Laurent Petitmangin publie « Ce qu’il faut de nuit », paru à la Manufacture de livres, excellente maison d’édition devant l’Eternel ! C’est mon choix de la semaine.
La Lorraine, ravagée par le chômage de masse et le racisme, au cœur de « Ce qu’il faut de nuit »
Ils sont trois : le père cheminot et les deux fils. Gillou le cadet est prometteur. Bosseur, sérieux. Il ira loin. L’aîné, on a oublié son vrai prénom. Depuis ses trois ans, on l’appelle « Fus », le diminutif de football, comme on dit chez les Luxos, les Luxembourgeois tout proches. Depuis la mort de la mère, ces trois là subissent leur quotidien désenchanté dans une Lorraine ravagée par le chômage de masse et le racisme galopant. Leur bonheur, c’est le match du dimanche, avec un Fus transfiguré sur la pelouse, le père et le frère hurlant dans les gradins. Ca aurait pu durer comme ça, dans un entre deux ni heureux ni malheureux. Mais non. Parce que Fus, à force de désœuvrement, rencontre des types pas fréquentables.
A lire aussi
Ce qu’il faut de nuit a remporté le prix Stanislas 2020, le prix Feuille d’or des Medias 2020 ainsi que le prix Georges Brassens 2020.
Pour faire court, il s’agit de fachos, rangers/treillis/crâne rasé.

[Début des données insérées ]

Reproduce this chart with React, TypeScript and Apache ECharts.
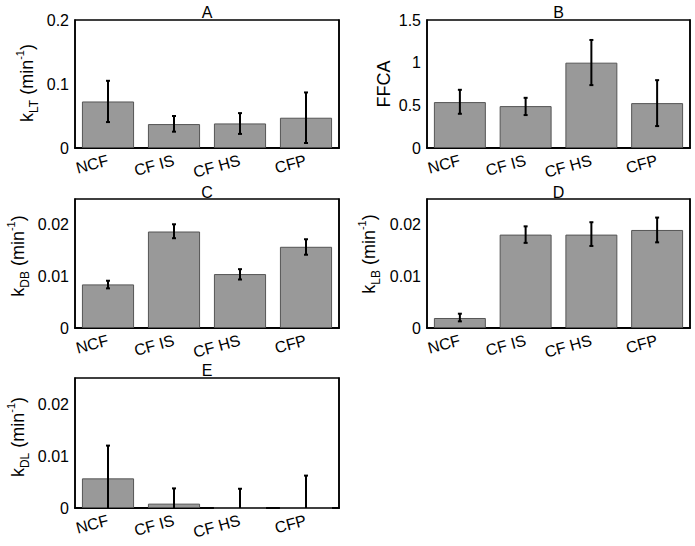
import React, { useEffect, useRef } from 'react';
import * as echarts from 'echarts';

const categories = ['NCF', 'CF IS', 'CF HS', 'CFP'];

const kLT = [0.0727, 0.0374, 0.0384, 0.0473];
const kLTLow = [0.0405, 0.0255, 0.022, 0.0078];
const kLTHigh = [0.105, 0.05, 0.0545, 0.0868];

const ffca = [0.538, 0.491, 1.0, 0.526];
const ffcaLow = [0.401, 0.386, 0.737, 0.257];
const ffcaHigh = [0.682, 0.588, 1.266, 0.795];

const kDB = [0.00845, 0.0187, 0.01045, 0.01574];
const kDBLow = [0.00768, 0.0174, 0.0094, 0.0142];
const kDBHigh = [0.00916, 0.0201, 0.0114, 0.0172];

const kLB = [0.00194, 0.0181, 0.0181, 0.019];
const kLBLow = [0.00129, 0.0165, 0.0159, 0.0166];
const kLBHigh = [0.00277, 0.0197, 0.0205, 0.0214];

const kDL = [0.0057, 0.00084, 0, 0];
const kDLLow = [0, 0, 0, 0];
const kDLHigh = [0.012, 0.00377, 0.0037, 0.00623];

const FONT = "'Liberation Sans', Arial, Helvetica, sans-serif";

const panels = [
  { title: 'A', yName: '{n|k}{s|LT}{n| (min}{p|-1}{n|)}', values: kLT, low: kLTLow, high: kLTHigh, min: 0, max: 0.2, interval: 0.1, rect: { left: 75, top: 20, width: 264, height: 128 }, nameX: 27, nameY: 83, titleY: 12 },
  { title: 'B', yName: '{n|FFCA}', values: ffca, low: ffcaLow, high: ffcaHigh, min: 0, max: 1.5, interval: 0.5, rect: { left: 427, top: 20, width: 263, height: 128 }, nameX: 384, nameY: 84, titleY: 12 },
  { title: 'C', yName: '{n|k}{s|DB}{n| (min}{p|-1}{n|)}', values: kDB, low: kDBLow, high: kDBHigh, min: 0, max: 0.025, interval: 0.01, rect: { left: 75, top: 199, width: 264, height: 129 }, nameX: 18, nameY: 256, titleY: 192 },
  { title: 'D', yName: '{n|k}{s|LB}{n| (min}{p|-1}{n|)}', values: kLB, low: kLBLow, high: kLBHigh, min: 0, max: 0.025, interval: 0.01, rect: { left: 427, top: 199, width: 263, height: 129 }, nameX: 369, nameY: 254, titleY: 192 },
  { title: 'E', yName: '{n|k}{s|DL}{n| (min}{p|-1}{n|)}', values: kDL, low: kDLLow, high: kDLHigh, min: 0, max: 0.025, interval: 0.01, rect: { left: 75, top: 378, width: 264, height: 130 }, nameX: 18, nameY: 437, titleY: 370 },
];

export default function App() {
  const ref = useRef<HTMLDivElement>(null);
  useEffect(() => {
    if (!ref.current) return;
    const chart = echarts.init(ref.current, null, { renderer: 'svg' });
    const grid: any[] = [];
    const xAxis: any[] = [];
    const yAxis: any[] = [];
    const series: any[] = [];
    const graphic: any[] = [];
    const tick = { inside: true, length: 4, lineStyle: { color: '#000', width: 1 } };
    const line = { show: true, lineStyle: { color: '#000', width: 1.5 } };
    panels.forEach((p, i) => {
      grid.push({ ...p.rect, show: true, borderColor: '#000', borderWidth: 1.5, backgroundColor: 'transparent' });
      xAxis.push({
        gridIndex: i, type: 'category', data: categories, position: 'bottom',
        axisLine: line, axisTick: { ...tick, alignWithLabel: true },
        axisLabel: { rotate: 15, color: '#000', fontSize: 16, fontFamily: FONT, margin: 12 },
      });
      xAxis.push({
        gridIndex: i, type: 'category', data: categories, position: 'top',
        axisLine: line, axisTick: { ...tick, alignWithLabel: true }, axisLabel: { show: false },
      });
      const fmt = (v: number) => (Math.abs(v - p.max) < 1e-9 && p.max === 0.025 ? '' : String(Number(v.toFixed(4))));
      yAxis.push({
        gridIndex: i, type: 'value', min: p.min, max: p.max, interval: p.interval, position: 'left',
        axisLine: line, axisTick: tick, splitLine: { show: false },
        axisLabel: { color: '#000', fontSize: 16, fontFamily: FONT, margin: 6, formatter: fmt },
      });
      yAxis.push({
        gridIndex: i, type: 'value', min: p.min, max: p.max, interval: p.interval, position: 'right',
        axisLine: line, axisTick: tick, splitLine: { show: false }, axisLabel: { show: false },
      });
      series.push({
        type: 'bar', xAxisIndex: 2 * i, yAxisIndex: 2 * i, data: p.values, barWidth: '79%',
        itemStyle: { color: '#999999', borderColor: '#555555', borderWidth: 1 },
      });
      series.push({
        type: 'custom', xAxisIndex: 2 * i, yAxisIndex: 2 * i, z: 5,
        data: p.values.map((_, k) => [k, p.low[k], p.high[k]]),
        encode: { x: 0, y: [1, 2] },
        renderItem: (params: any, api: any) => {
          const x = api.value(0);
          const lo = api.value(1);
          const hi = api.value(2);
          const a = api.coord([x, hi]);
          const b = api.coord([x, lo]);
          const cap = 2;
          const st = { stroke: '#000', lineWidth: 2 };
          const children: any[] = [
            { type: 'line', shape: { x1: a[0], y1: a[1], x2: b[0], y2: b[1] }, style: st },
            { type: 'line', shape: { x1: a[0] - cap, y1: a[1], x2: a[0] + cap, y2: a[1] }, style: st },
          ];
          if (lo > 0) children.push({ type: 'line', shape: { x1: b[0] - cap, y1: b[1], x2: b[0] + cap, y2: b[1] }, style: st });
          return { type: 'group', children };
        },
      });
      graphic.push({
        type: 'text', x: p.rect.left + p.rect.width / 2, y: p.titleY,
        style: { text: p.title, fill: '#000', fontSize: 16, fontFamily: FONT, textAlign: 'center', textVerticalAlign: 'middle' },
      });
      graphic.push({
        type: 'text', x: p.nameX, y: p.nameY, rotation: Math.PI / 2,
        style: {
          text: p.yName, fill: '#000', fontSize: 18, fontFamily: FONT, textAlign: 'center', textVerticalAlign: 'middle',
          rich: {
            n: { fontSize: 18, fontFamily: FONT, fill: '#000', lineHeight: 26 },
            s: { fontSize: 12, fontFamily: FONT, fill: '#000', verticalAlign: 'bottom', lineHeight: 26 },
            p: { fontSize: 11, fontFamily: FONT, fill: '#000', verticalAlign: 'top', lineHeight: 26 },
          },
        },
      });
    });
    chart.setOption({
      animation: false,
      backgroundColor: '#fff',
      grid, xAxis, yAxis, series, graphic,
    });
    return () => chart.dispose();
  }, []);
  return <div ref={ref} style={{ position: 'absolute', left: 0, top: 0, width: 695, height: 546 }} />;
}
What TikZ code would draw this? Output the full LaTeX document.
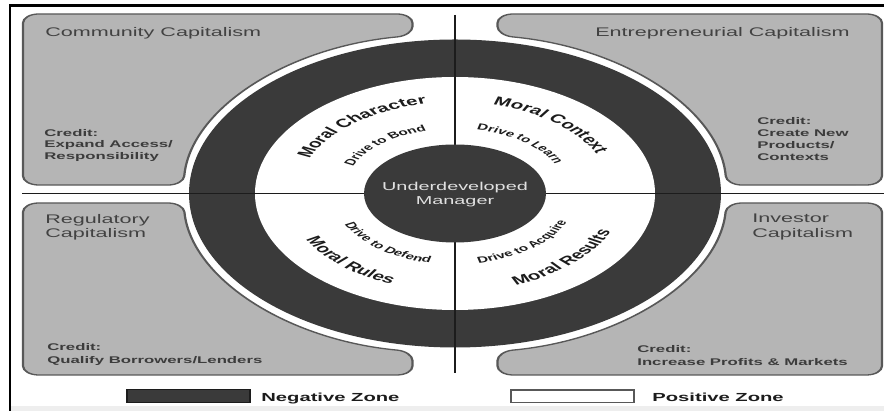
\documentclass[tikz,border=0pt]{standalone}
\usepackage{fontspec}
\setmainfont{Liberation Sans}
\usetikzlibrary{decorations.text}

\definecolor{panelfill}{RGB}{181,181,181}
\definecolor{panelrim}{RGB}{88,88,88}
\definecolor{ringdark}{RGB}{58,58,58}
\definecolor{inkdark}{RGB}{28,28,28}
\definecolor{titleink}{RGB}{66,66,66}
\definecolor{creditink}{RGB}{60,60,60}
\definecolor{coreink}{RGB}{224,224,224}
\definecolor{stripgray}{RGB}{238,238,238}

% fonts of the lettering set along the rings
\newcommand\bigringfont{\bfseries\fontsize{12}{14}\selectfont\color{inkdark}}
\newcommand\smallringfont{\bfseries\fontsize{8.8}{10}\selectfont\color{inkdark}}

\tikzset{
  panel/.style={fill=panelfill, draw=panelrim, line width=1.3pt, rounded corners=9pt},
  divider/.style={draw=inkdark, line width=1.5pt},
  title/.style={inner sep=0pt, text=titleink, font=\fontsize{12.5}{15}\selectfont, anchor=base west},
  credit/.style={inner sep=0pt, text=creditink, font=\bfseries\fontsize{9.7}{11.6}\selectfont, anchor=base west},
  core/.style={inner sep=0pt, text=coreink, font=\fontsize{11.5}{14}\selectfont, anchor=base},
  keylabel/.style={inner sep=0pt, text=inkdark, font=\bfseries\fontsize{11.7}{14}\selectfont, anchor=base west},
  ringtext/.style={decorate, decoration={text along path, text align=center, text={#1}}},
  % wide lettering: x unit shrunk, canvas stretched back
  stretched/.style={x=0.57904pt, transform canvas={xscale=1.727}}
}

\begin{document}
\begin{tikzpicture}[x=1pt,y=1pt]
\useasboundingbox (0,0) rectangle (884,411);
\fill[stripgray] (10,0) rectangle (884,5);

\begin{scope}[stretched]
  \coordinate (C) at (455,217.5);
  % four quadrant panels, cut round the ring
  \path[panel] (23,311) -- (23,397) -- (412.5,397) -- (412.5,375.5)
    arc[start angle=99, end angle=176.96, x radius=272, y radius=160] -- (23,226) -- cycle;
  \path[panel] (882,311) -- (882,397) -- (497.5,397) -- (497.5,375.5)
    arc[start angle=81, end angle=3.04, x radius=272, y radius=160] -- (882,226) -- cycle;
  \path[panel] (23,122) -- (23,208) -- (183.5,208)
    arc[start angle=183.4, end angle=261, x radius=272, y radius=160] -- (412.5,36) -- (23,36) -- cycle;
  \path[panel] (882,122) -- (882,208) -- (726.5,208)
    arc[start angle=-3.4, end angle=-81, x radius=272, y radius=160] -- (497.5,36) -- (882,36) -- cycle;
  % negative outer ring and positive inner ring
  \fill[ringdark] (C) ellipse[x radius=266, y radius=154];
  \fill[white] (C) ellipse[x radius=200, y radius=116.5];
\end{scope}

% quadrant dividers
\coordinate (vtop) at (455,396);
\coordinate (vbot) at (455,38);
\coordinate (hleft) at (22,217.5);
\coordinate (hright) at (884,217.5);
\draw[divider] (vtop) -- (vbot);
\draw[divider] (hleft) -- (hright);

\begin{scope}[stretched]
  \fill[ringdark] (C) ellipse[x radius=91, y radius=49];
  \node[core] (core1) at (455,220) {Underdeveloped};
  \node[core] (core2) at (455,206) {Manager};

  \begin{scope}[shift={(C)}]
    \path[ringtext={|\bigringfont|Moral Character}] (169:91pt) arc[start angle=169, end angle=89, radius=91pt];
    \path[ringtext={|\smallringfont|Drive to Bond}] (175:65pt) arc[start angle=175, end angle=85, radius=65pt];
    \path[ringtext={|\bigringfont|Moral Context}] (91:91pt) arc[start angle=91, end angle=11, radius=91pt];
    \path[ringtext={|\smallringfont|Drive to Learn}] (98:65pt) arc[start angle=98, end angle=8, radius=65pt];
    \path[ringtext={|\smallringfont|Drive to Defend}] (187:71pt) arc[start angle=187, end angle=277, radius=71pt];
    \path[ringtext={|\bigringfont|Moral Rules}] (188:98pt) arc[start angle=188, end angle=268, radius=98pt];
    \path[ringtext={|\smallringfont|Drive to Acquire}] (263:71pt) arc[start angle=263, end angle=354, radius=71pt];
    \path[ringtext={|\bigringfont|Moral Results}] (274:98pt) arc[start angle=274, end angle=354, radius=98pt];
  \end{scope}

  % panel lettering
  \node[title] (tl) at (45,374) {Community Capitalism};
  \node[credit] (tl1) at (44,274.5) {Credit:};
  \node[credit] (tl2) at (44,263) {Expand Access/};
  \node[credit] (tl3) at (44,251.5) {Responsibility};

  \node[title, anchor=base east] (tr) at (850,374) {Entrepreneurial Capitalism};
  \node[credit] (tr1) at (757,286) {Credit:};
  \node[credit] (tr2) at (757,274) {Create New};
  \node[credit] (tr3) at (757,262) {Products/};
  \node[credit] (tr4) at (757,250) {Contexts};

  \node[title] (bla) at (45,187) {Regulatory};
  \node[title] (blb) at (45,173) {Capitalism};
  \node[credit] (bl1) at (47,60) {Credit:};
  \node[credit] (bl2) at (47,47.5) {Qualify Borrowers/Lenders};

  \node[title] (bra) at (752,188) {Investor};
  \node[title] (brb) at (752,173) {Capitalism};
  \node[credit] (br1) at (637,58) {Credit:};
  \node[credit] (br2) at (637,45.5) {Increase Profits \& Markets};

  % key
  \path[draw=inkdark, fill=ringdark, line width=1pt] (127,8.5) rectangle (250,21);
  \node[keylabel] (negkey) at (261,9) {Negative Zone};
  \path[draw=panelrim, fill=white, line width=1.1pt] (511,8.5) rectangle (634,21);
  \node[keylabel] (poskey) at (652,9) {Positive Zone};
\end{scope}

% outer frame
\draw[black, line width=2.6pt] (884,405.5) -- (10,405.5) -- (10,0);
\end{tikzpicture}
\end{document}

Ca commence par des beuveries. Ca dégénère assez vite, à coups de barre de fer. Et ça finit aux Assises. Voilà l’histoire, somme toute d’une effroyable banalité. Et pourtant c’est un éblouissement, une révélation littéraire absolue, déjà saluée par plusieurs prix. Ca s’appelle « Ce qu’il faut de nuit », un premier roman écrit par Laurent Petitmangin, à 55 ans passés ! Son style est magnifique, simple, évident et juste. L’histoire est bouleversante. Sa fin est terrible. En 190 pages, Petitmangin en dit autant, sur un thème proche, que l’avant-dernier Goncourt en 5OO (Leurs enfants après eux, de Nicolas Mathieu). C’est l’un des grands romans français de l’automne.